*Written instruction*. Could you write out the opening lines of the data, word for word, stopping after the line that contains "saturation=1, ax=ax, legend=False, linewidth=0)"?

========================

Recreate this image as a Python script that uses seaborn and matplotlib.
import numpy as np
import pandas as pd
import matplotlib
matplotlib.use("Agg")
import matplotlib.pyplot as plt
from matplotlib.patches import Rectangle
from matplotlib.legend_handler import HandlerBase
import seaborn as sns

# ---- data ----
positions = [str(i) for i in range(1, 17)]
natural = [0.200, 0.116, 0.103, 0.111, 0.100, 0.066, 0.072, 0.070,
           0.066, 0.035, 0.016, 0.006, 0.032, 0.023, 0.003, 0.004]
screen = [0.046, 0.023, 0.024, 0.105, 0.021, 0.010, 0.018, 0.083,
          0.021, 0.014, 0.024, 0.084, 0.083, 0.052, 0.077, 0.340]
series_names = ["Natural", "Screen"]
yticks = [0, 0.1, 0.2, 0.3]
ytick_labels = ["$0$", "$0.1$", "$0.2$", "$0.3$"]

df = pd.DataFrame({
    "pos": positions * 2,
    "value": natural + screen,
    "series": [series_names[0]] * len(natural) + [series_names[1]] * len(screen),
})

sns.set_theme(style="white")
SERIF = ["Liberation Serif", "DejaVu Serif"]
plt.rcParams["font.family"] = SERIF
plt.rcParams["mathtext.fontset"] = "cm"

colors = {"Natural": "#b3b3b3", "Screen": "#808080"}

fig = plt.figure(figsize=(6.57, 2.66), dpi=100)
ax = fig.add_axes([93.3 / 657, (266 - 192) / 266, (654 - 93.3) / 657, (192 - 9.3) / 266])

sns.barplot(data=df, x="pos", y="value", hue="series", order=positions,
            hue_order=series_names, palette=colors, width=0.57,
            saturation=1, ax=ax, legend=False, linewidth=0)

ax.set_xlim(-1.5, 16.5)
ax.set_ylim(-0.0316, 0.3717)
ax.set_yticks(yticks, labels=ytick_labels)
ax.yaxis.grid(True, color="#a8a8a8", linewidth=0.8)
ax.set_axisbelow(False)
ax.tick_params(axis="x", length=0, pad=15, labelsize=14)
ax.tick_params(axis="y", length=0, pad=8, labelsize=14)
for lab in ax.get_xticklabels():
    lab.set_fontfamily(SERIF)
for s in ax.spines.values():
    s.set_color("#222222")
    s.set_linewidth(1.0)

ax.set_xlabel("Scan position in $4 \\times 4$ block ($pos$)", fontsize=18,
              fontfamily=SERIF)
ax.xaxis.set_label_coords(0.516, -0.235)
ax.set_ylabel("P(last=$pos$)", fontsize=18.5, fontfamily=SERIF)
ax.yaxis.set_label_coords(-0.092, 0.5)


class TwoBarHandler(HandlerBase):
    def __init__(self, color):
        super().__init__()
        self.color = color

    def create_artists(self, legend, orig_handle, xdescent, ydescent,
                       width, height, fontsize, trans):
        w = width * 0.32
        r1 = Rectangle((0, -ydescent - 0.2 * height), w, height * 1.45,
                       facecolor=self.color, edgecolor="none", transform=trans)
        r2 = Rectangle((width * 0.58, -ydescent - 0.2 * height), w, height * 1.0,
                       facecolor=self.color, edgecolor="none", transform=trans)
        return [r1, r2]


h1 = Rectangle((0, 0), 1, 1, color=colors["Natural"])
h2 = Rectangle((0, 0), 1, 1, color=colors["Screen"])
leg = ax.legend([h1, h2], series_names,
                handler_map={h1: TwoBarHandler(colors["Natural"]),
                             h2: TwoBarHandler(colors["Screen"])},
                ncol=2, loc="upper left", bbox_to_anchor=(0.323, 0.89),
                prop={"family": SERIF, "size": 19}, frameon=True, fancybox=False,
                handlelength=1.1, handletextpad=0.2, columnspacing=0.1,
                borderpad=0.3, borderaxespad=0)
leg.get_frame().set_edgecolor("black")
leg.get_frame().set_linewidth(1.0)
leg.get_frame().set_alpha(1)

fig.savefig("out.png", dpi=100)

========================

*Solution to this task*.
Recreate this image as a Python script that uses seaborn and matplotlib.
import numpy as np
import pandas as pd
import matplotlib
matplotlib.use("Agg")
import matplotlib.pyplot as plt
from matplotlib.patches import Rectangle
from matplotlib.legend_handler import HandlerBase
import seaborn as sns

# ---- data ----
positions = [str(i) for i in range(1, 17)]
natural = [0.200, 0.116, 0.103, 0.111, 0.100, 0.066, 0.072, 0.070,
           0.066, 0.035, 0.016, 0.006, 0.032, 0.023, 0.003, 0.004]
screen = [0.046, 0.023, 0.024, 0.105, 0.021, 0.010, 0.018, 0.083,
          0.021, 0.014, 0.024, 0.084, 0.083, 0.052, 0.077, 0.340]
series_names = ["Natural", "Screen"]
yticks = [0, 0.1, 0.2, 0.3]
ytick_labels = ["$0$", "$0.1$", "$0.2$", "$0.3$"]

df = pd.DataFrame({
    "pos": positions * 2,
    "value": natural + screen,
    "series": [series_names[0]] * len(natural) + [series_names[1]] * len(screen),
})

sns.set_theme(style="white")
SERIF = ["Liberation Serif", "DejaVu Serif"]
plt.rcParams["font.family"] = SERIF
plt.rcParams["mathtext.fontset"] = "cm"

colors = {"Natural": "#b3b3b3", "Screen": "#808080"}

fig = plt.figure(figsize=(6.57, 2.66), dpi=100)
ax = fig.add_axes([93.3 / 657, (266 - 192) / 266, (654 - 93.3) / 657, (192 - 9.3) / 266])

sns.barplot(data=df, x="pos", y="value", hue="series", order=positions,
            hue_order=series_names, palette=colors, width=0.57,
            saturation=1, ax=ax, legend=False, linewidth=0)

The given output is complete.